On Facebook, the social networking giant comments on how their Facebook flag profile photo overlay represents a supportive move for Facebook users to undertake to show their support against the evils of terrorism.
We stand together. #JeSuisParis – Change your profile picture to support France and the people of Paris.
Some users are reporting having problems with trying to change their Facebook profile photos to the overlay of the French flag, and Facebook has been commenting to users who click the “try it” button and aren’t getting the blue, white, and red colors of the French flag overlay.
“We’re sorry that you’re having trouble, Jennifer. We understand that this is an issue some of you are experiencing and our team is hard at work to resolve any problems. Thanks for your patience. -Ovidio”
Not only are folks on Facebook using the French flag colors to support Parisians in the wake of the Paris attacks, various buildings and monuments around the world have also adopted France’s flag colors, reports the Wall Street Journal.
As reported by Time, Facebook users began visiting the Facebook page that allowed the French flag colors to be seen on their profile in order to activate the filter. However, at some point during the Facebook post gaining more than 479,000 likes, that “Try it” button began giving certain Facebook users problems when they tried to enact the blue, white, and red colors of the national flag of France.
When it’s working, the Facebook French flag overlay option allows Facebook users the choice to set a date when they want the colors of the French flag to expire on their Facebook profile photos.

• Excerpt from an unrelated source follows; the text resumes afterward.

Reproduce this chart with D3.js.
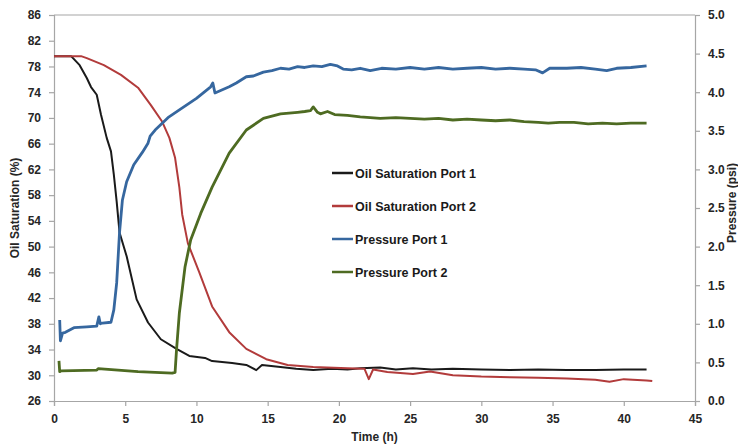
<!DOCTYPE html>
<html lang="en">
<head>
<meta charset="UTF-8">
<title>Oil saturation and pressure</title>
<script src="https://d3js.org/d3.v7.min.js"></script>
<style>
  body { margin: 0; background: #fff; }
  svg { display: block; font-family: "Liberation Sans", Arial, sans-serif; }
  .axis text { font-size: 12px; font-weight: bold; fill: #262626; }
  .axis path, .axis line { stroke: #a6a6a6; stroke-width: 1.2; }
  .title { font-size: 12px; font-weight: bold; fill: #262626; }
  .legend text { font-size: 12.5px; font-weight: bold; fill: #1a1a1a; }
</style>
</head>
<body>
<svg id="chart" width="738" height="446"></svg>
<script>
// time (h) and values
const oil1Time = [0, 1.2, 1.8, 2.3, 2.6, 3.0, 3.3, 3.7, 4.0, 4.2, 4.4, 4.6, 5.1, 5.8, 6.6, 7.5, 8.6, 9.5, 10.6, 11.1, 12.5, 13.5, 14.2, 14.6, 15.9, 17, 18.2, 19.5, 20.6, 21.5, 22.9, 24, 25.2, 26.5, 28, 30, 32, 34, 36, 38, 40, 41.6];
const oil1Sat = [79.6, 79.6, 78.2, 76.2, 74.8, 73.6, 70.5, 66.9, 64.8, 61.2, 57, 52.2, 48.5, 41.8, 38.2, 35.6, 34.1, 33.0, 32.7, 32.2, 31.9, 31.6, 30.8, 31.6, 31.3, 31.0, 30.8, 31.0, 30.9, 31.1, 31.2, 30.9, 31.1, 30.9, 31.0, 30.9, 30.8, 30.9, 30.8, 30.8, 30.9, 30.9];

const oil2Time = [0, 1.9, 2.3, 3.5, 4.7, 5.9, 6.8, 7.6, 8.1, 8.5, 8.8, 9.0, 9.4, 10.2, 11.1, 12.3, 13.5, 14.9, 16.4, 18.2, 20.6, 21.8, 22.1, 22.4, 23.4, 25.2, 26.4, 28, 30, 32, 34, 36, 38, 39, 40, 41.6, 42];
const oil2Sat = [79.6, 79.6, 79.3, 78.2, 76.7, 74.7, 72.0, 69.4, 66.9, 63.8, 59.2, 55.0, 50.5, 46.0, 40.7, 36.7, 34.1, 32.5, 31.6, 31.3, 31.1, 31.0, 29.4, 30.9, 30.5, 30.2, 30.6, 30.0, 29.8, 29.7, 29.6, 29.5, 29.3, 29.0, 29.4, 29.2, 29.1];

const p1Time = [0.4, 0.45, 0.6, 0.8, 1.4, 2.3, 3.0, 3.15, 3.25, 3.4, 4.0, 4.2, 4.4, 4.6, 4.8, 5.1, 5.6, 6.2, 6.6, 6.75, 7.1, 8.0, 8.8, 10.0, 11.0, 11.15, 11.3,
  12.3, 12.8, 13.5, 14.0, 14.7, 15.3, 15.9, 16.5, 17.1, 17.6, 18.2, 18.8, 19.4, 19.9, 20.3, 20.9, 21.5, 22.2, 23, 24, 25, 26, 27, 28, 29, 30, 31, 32, 33, 33.8, 34.3, 34.8, 36, 37, 38, 38.8, 39.5, 40.5, 41.6];
const p1Psi = [1.05, 0.78, 0.88, 0.89, 0.95, 0.96, 0.97, 1.09, 1.0, 1.01, 1.02, 1.18, 1.53, 2.18, 2.6, 2.84, 3.06, 3.22, 3.34, 3.43, 3.51, 3.67, 3.77, 3.92, 4.07, 4.12, 3.99,
  4.07, 4.12, 4.20, 4.21, 4.26, 4.28, 4.31, 4.30, 4.33, 4.32, 4.34, 4.33, 4.36, 4.34, 4.30, 4.29, 4.31, 4.28, 4.31, 4.30, 4.32, 4.30, 4.32, 4.30, 4.31, 4.32, 4.30, 4.31, 4.30, 4.29, 4.25, 4.31, 4.31, 4.32, 4.30, 4.28, 4.31, 4.32, 4.34];

const p2Time = [0.35, 0.4, 0.5, 3.0, 3.1, 5.9, 8.3, 8.5, 8.6, 8.8, 9.2, 9.6, 10.3, 11.1, 12.3, 13.5, 14.7,
  15.9, 16.5, 17.1, 17.6, 18.0, 18.2, 18.5, 18.7, 19.2, 19.7, 20.6, 21.5, 22.9, 24, 25, 26, 27, 28, 29, 30, 31, 32, 33, 34, 34.7, 35.5, 36.5, 37.5, 38.5, 39.5, 40.5, 41.6];
const p2Psi = [0.52, 0.38, 0.39, 0.40, 0.42, 0.38, 0.36, 0.37, 0.66, 1.14, 1.74, 2.09, 2.43, 2.77, 3.21, 3.51, 3.66,
  3.72, 3.73, 3.74, 3.75, 3.76, 3.81, 3.74, 3.72, 3.75, 3.71, 3.70, 3.68, 3.66, 3.67, 3.66, 3.65, 3.66, 3.64, 3.65, 3.64, 3.63, 3.64, 3.62, 3.61, 3.60, 3.61, 3.61, 3.59, 3.60, 3.59, 3.60, 3.60];

const seriesNames = ["Oil Saturation Port 1", "Oil Saturation Port 2", "Pressure Port 1", "Pressure Port 2"];
const seriesColors = ["#1a1a1a", "#b23b3b", "#36679f", "#4e6b22"];

const xTicks = d3.range(0, 46, 5);
const leftTicks = d3.range(26, 87, 4);
const rightTicks = d3.range(0, 5.01, 0.5);

const svg = d3.select("#chart");
const mLeft = 54, mRight = 695, mTop = 15, mBottom = 401;

const x = d3.scaleLinear().domain([0, 45]).range([mLeft, mRight]);
const yL = d3.scaleLinear().domain([26, 86]).range([mBottom, mTop]);
const yR = d3.scaleLinear().domain([0, 5]).range([mBottom, mTop]);

// top border
svg.append("line")
  .attr("x1", mLeft).attr("x2", mRight).attr("y1", mTop).attr("y2", mTop)
  .attr("stroke", "#a6a6a6").attr("stroke-width", 1.2);

svg.append("g").attr("class", "axis")
  .attr("transform", `translate(0,${mBottom})`)
  .call(d3.axisBottom(x).tickValues(xTicks).tickSize(5).tickPadding(8).tickFormat(d3.format("d")));

svg.append("g").attr("class", "axis")
  .attr("transform", `translate(${mLeft},0)`)
  .call(d3.axisLeft(yL).tickValues(leftTicks).tickSize(5).tickPadding(8).tickFormat(d3.format("d")));

svg.append("g").attr("class", "axis")
  .attr("transform", `translate(${mRight},0)`)
  .call(d3.axisRight(yR).tickValues(rightTicks).tickSize(5).tickPadding(8).tickFormat(d3.format(".1f")));

svg.selectAll(".axis .domain").attr("stroke", "#a6a6a6");

// axis titles
svg.append("text").attr("class", "title")
  .attr("x", (mLeft + mRight) / 2).attr("y", 441).attr("text-anchor", "middle")
  .text("Time (h)");
svg.append("text").attr("class", "title")
  .attr("transform", `translate(19,${(mTop + mBottom) / 2}) rotate(-90)`)
  .attr("text-anchor", "middle")
  .text("Oil Saturation (%)");
svg.append("text").attr("class", "title")
  .attr("transform", `translate(736,203) rotate(-90)`)
  .attr("text-anchor", "middle")
  .text("Pressure (psi)");

// lines
const series = [
  { t: oil1Time, v: oil1Sat, y: yL, w: 2 },
  { t: oil2Time, v: oil2Sat, y: yL, w: 2 },
  { t: p1Time, v: p1Psi, y: yR, w: 2.8 },
  { t: p2Time, v: p2Psi, y: yR, w: 2.8 }
];

series.forEach((s, i) => {
  const pts = s.t.map((t, j) => [t, s.v[j]]);
  const line = d3.line().x(d => x(d[0])).y(d => s.y(d[1]));
  svg.append("path")
    .datum(pts)
    .attr("fill", "none")
    .attr("stroke", seriesColors[i])
    .attr("stroke-width", s.w)
    .attr("stroke-linejoin", "round")
    .attr("d", line);
});

// legend
const legend = svg.append("g").attr("class", "legend");
seriesNames.forEach((name, i) => {
  const ly = 173 + i * 33;
  legend.append("line")
    .attr("x1", 332).attr("x2", 353).attr("y1", ly).attr("y2", ly)
    .attr("stroke", seriesColors[i]).attr("stroke-width", 2.5);
  legend.append("text")
    .attr("x", 355).attr("y", ly + 4.5)
    .text(name);
});
</script>
</body>
</html>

The Facebook French flag photo overlay isn’t without controversy. As reported by the Inquisitr, all across social media, people are beginning to compare the Kenya attacks that left 147 people dead with the Paris attacks, and asking Facebook why the social media site didn’t offer an overlay of the Kenyan flag during the time of that tragedy. On Twitter, news about the Kenya attacks is being retweeted, causing some people to get confused. Certain folks began to think that the Kenya attacks happened directly after the Paris attacks, while others realized that the 147 people killed in the Garissa University College attack in Kenya back on April 2 wasn’t a new occurrence. As reported by CNN, the Kenya university attack resulted in not only 147 people killed, but 79 people injured as well.
Although the Eiffel Tower has been closed in the wake of the Paris attacks, other monuments are lit up in the French flag’s colors, reports KTLA. Well-known structures such as the One World Trade Center in New York were lit in the blue, white, and red colors of France’s flag.
A Facebook event was also created to encourage people to turn off their lights for a set time of 30 minutes on Saturday night to show support for Paris.
“After the 13 November attacks, the city of Paris has gone ‘lights out’ for the first time since WWII. Please turn out your outdoor lights, whether you’re a business or a residence.”